Retype the listing below line for line, but only from the line with "Clone this chart in Plotly." down to the line with "import plotly.graph_objects as go", inclusive. Pictures stay out.

(Code that draws figures)
^^^^^^^^^^^^^^^^

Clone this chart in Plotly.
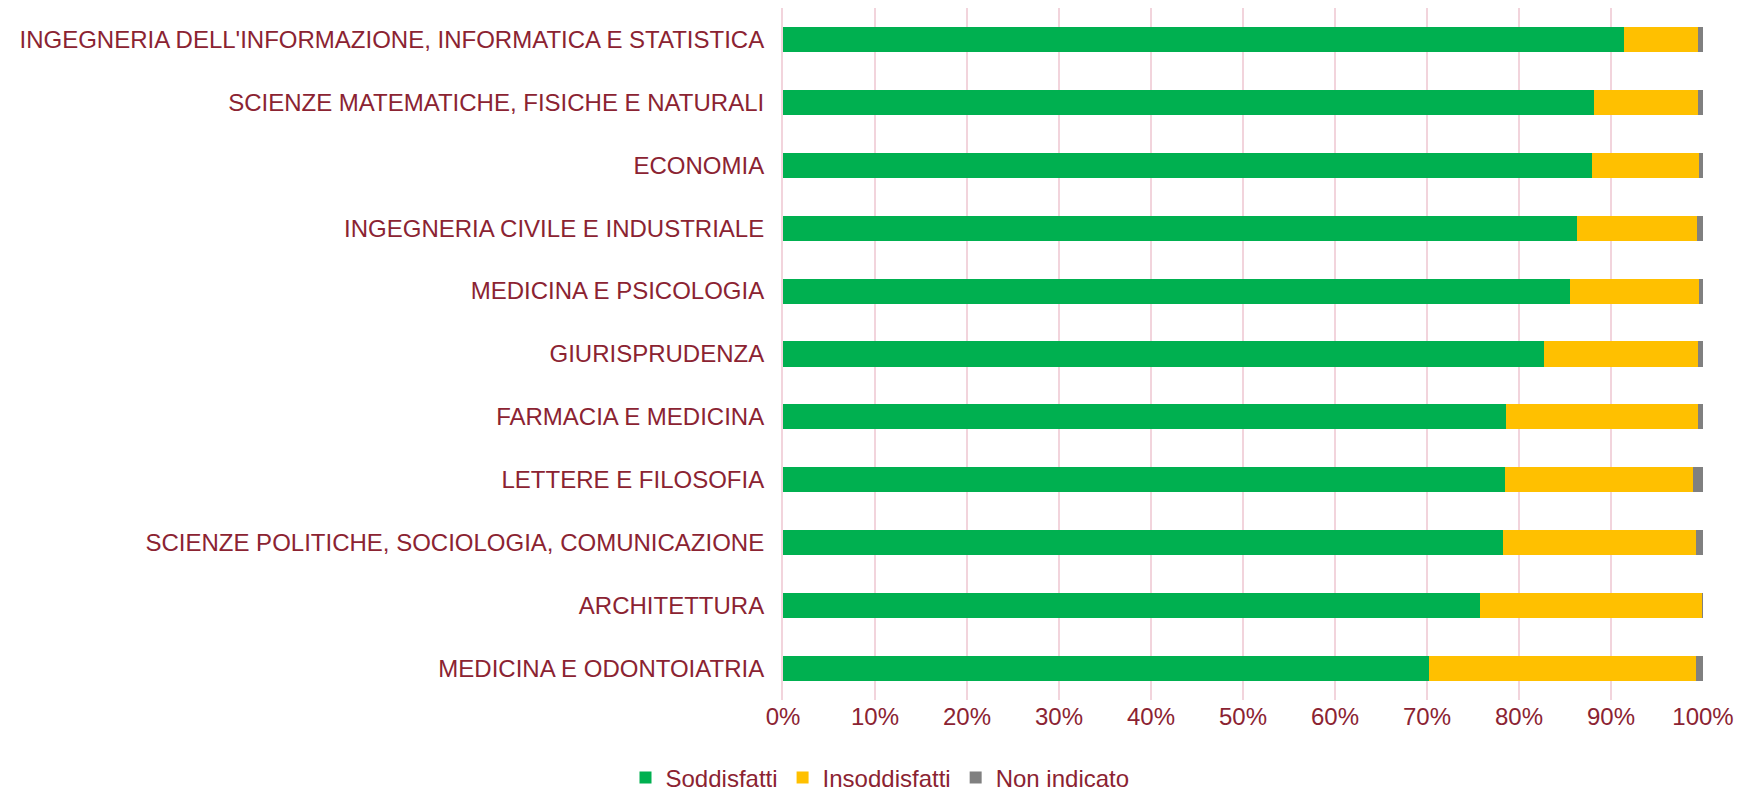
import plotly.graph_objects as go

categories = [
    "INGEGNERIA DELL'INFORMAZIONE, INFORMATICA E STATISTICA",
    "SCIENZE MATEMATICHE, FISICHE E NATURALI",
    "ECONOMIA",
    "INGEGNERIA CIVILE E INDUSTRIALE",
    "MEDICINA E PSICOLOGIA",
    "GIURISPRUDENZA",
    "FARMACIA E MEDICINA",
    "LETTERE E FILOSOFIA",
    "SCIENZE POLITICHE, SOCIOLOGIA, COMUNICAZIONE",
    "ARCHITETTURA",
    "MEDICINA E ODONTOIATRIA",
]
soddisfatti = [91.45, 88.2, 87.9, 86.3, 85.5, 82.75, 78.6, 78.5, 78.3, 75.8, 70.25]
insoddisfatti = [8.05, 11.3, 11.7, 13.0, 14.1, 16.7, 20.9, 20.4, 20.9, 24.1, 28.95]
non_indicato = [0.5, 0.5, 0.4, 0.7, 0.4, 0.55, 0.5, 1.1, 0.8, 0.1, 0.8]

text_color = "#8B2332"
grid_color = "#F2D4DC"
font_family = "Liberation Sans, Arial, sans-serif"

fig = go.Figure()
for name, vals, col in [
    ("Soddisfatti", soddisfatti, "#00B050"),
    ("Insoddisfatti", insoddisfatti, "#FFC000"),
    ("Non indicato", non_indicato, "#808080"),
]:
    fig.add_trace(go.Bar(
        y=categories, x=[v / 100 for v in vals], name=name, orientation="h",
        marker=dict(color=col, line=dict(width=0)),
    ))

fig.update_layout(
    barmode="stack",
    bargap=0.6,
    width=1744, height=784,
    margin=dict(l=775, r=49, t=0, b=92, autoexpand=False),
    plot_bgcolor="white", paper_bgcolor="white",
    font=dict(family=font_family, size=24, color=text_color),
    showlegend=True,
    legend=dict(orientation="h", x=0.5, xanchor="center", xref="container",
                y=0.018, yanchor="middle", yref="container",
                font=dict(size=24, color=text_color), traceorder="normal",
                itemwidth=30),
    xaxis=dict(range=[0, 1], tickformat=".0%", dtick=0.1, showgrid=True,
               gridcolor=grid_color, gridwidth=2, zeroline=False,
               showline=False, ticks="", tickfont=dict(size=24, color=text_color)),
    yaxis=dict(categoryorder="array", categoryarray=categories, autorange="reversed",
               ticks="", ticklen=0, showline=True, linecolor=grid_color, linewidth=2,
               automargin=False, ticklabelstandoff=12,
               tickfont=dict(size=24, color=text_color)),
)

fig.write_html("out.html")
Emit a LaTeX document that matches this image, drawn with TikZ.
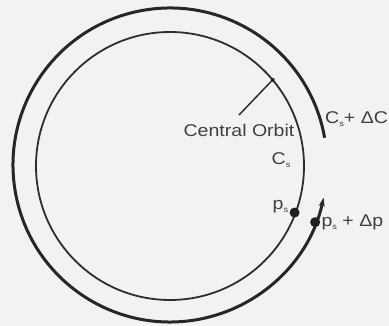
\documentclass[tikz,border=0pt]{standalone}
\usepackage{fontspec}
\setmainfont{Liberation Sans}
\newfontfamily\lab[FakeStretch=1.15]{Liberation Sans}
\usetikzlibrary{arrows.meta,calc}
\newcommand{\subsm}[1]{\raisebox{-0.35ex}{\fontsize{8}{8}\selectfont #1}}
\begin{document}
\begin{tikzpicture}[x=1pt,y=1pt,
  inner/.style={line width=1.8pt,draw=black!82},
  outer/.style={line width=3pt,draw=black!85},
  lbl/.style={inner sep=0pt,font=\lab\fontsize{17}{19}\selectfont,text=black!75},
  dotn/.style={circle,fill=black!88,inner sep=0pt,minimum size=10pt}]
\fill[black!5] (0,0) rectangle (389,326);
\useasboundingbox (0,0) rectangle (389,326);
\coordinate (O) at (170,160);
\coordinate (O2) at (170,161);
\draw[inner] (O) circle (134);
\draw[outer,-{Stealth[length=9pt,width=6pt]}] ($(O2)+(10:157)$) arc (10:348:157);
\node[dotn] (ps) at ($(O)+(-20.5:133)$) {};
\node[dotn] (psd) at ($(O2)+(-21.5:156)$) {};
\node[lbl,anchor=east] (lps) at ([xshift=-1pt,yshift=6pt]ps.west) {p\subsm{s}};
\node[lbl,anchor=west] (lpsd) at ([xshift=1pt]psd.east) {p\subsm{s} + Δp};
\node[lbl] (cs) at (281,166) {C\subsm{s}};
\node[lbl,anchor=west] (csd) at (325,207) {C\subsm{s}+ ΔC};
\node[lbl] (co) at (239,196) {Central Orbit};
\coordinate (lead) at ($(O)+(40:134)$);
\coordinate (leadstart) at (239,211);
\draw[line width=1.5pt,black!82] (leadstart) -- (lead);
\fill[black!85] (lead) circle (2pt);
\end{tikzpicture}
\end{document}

^^^^^^^^^^^^^^^^

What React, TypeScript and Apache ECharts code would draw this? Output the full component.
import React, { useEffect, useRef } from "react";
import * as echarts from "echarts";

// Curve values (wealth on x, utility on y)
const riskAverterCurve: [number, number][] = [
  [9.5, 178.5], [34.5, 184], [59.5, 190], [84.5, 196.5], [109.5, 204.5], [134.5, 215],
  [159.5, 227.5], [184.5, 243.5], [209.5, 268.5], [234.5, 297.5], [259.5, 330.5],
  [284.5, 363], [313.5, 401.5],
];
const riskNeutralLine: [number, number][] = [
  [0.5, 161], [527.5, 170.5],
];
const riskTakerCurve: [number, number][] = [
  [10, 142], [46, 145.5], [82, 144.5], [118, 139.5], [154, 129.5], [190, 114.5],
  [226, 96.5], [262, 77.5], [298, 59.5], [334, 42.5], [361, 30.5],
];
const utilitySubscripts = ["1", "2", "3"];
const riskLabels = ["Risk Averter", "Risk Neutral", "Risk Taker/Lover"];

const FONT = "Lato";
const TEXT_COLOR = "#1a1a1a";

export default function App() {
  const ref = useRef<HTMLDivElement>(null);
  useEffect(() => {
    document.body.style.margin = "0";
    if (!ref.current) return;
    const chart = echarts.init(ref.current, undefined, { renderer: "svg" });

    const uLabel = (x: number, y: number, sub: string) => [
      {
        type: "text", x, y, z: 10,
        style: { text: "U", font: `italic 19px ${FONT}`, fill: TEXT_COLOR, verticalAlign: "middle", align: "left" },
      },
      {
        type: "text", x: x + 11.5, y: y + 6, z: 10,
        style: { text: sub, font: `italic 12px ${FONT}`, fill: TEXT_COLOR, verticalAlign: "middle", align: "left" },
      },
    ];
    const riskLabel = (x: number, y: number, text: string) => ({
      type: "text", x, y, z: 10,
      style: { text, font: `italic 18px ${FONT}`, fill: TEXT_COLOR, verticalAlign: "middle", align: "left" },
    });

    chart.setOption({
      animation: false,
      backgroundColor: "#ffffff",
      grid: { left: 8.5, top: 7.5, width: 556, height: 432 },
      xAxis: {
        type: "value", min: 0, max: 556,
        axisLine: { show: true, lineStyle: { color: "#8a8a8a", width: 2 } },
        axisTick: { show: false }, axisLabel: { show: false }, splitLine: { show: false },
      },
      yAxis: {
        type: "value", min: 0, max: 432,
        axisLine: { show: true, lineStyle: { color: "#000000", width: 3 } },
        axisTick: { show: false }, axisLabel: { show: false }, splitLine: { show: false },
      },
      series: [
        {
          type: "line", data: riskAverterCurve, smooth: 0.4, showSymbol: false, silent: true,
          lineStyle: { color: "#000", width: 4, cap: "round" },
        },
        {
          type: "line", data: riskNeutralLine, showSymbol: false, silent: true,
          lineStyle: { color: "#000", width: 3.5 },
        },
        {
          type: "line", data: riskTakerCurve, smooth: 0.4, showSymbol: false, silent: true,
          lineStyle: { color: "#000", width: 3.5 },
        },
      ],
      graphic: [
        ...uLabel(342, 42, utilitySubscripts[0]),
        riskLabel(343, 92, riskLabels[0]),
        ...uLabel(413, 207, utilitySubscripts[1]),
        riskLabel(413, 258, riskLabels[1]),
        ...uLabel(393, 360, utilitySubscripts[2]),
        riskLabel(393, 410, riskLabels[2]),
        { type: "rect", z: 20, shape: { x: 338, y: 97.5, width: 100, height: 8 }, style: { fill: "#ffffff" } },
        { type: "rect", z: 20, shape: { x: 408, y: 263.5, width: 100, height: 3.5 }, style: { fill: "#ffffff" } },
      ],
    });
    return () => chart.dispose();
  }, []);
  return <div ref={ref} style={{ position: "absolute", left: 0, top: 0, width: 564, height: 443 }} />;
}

^^^^^^^^^^^^^^^^

Solved exercise:
Clone this chart in Plotly.
import plotly.graph_objects as go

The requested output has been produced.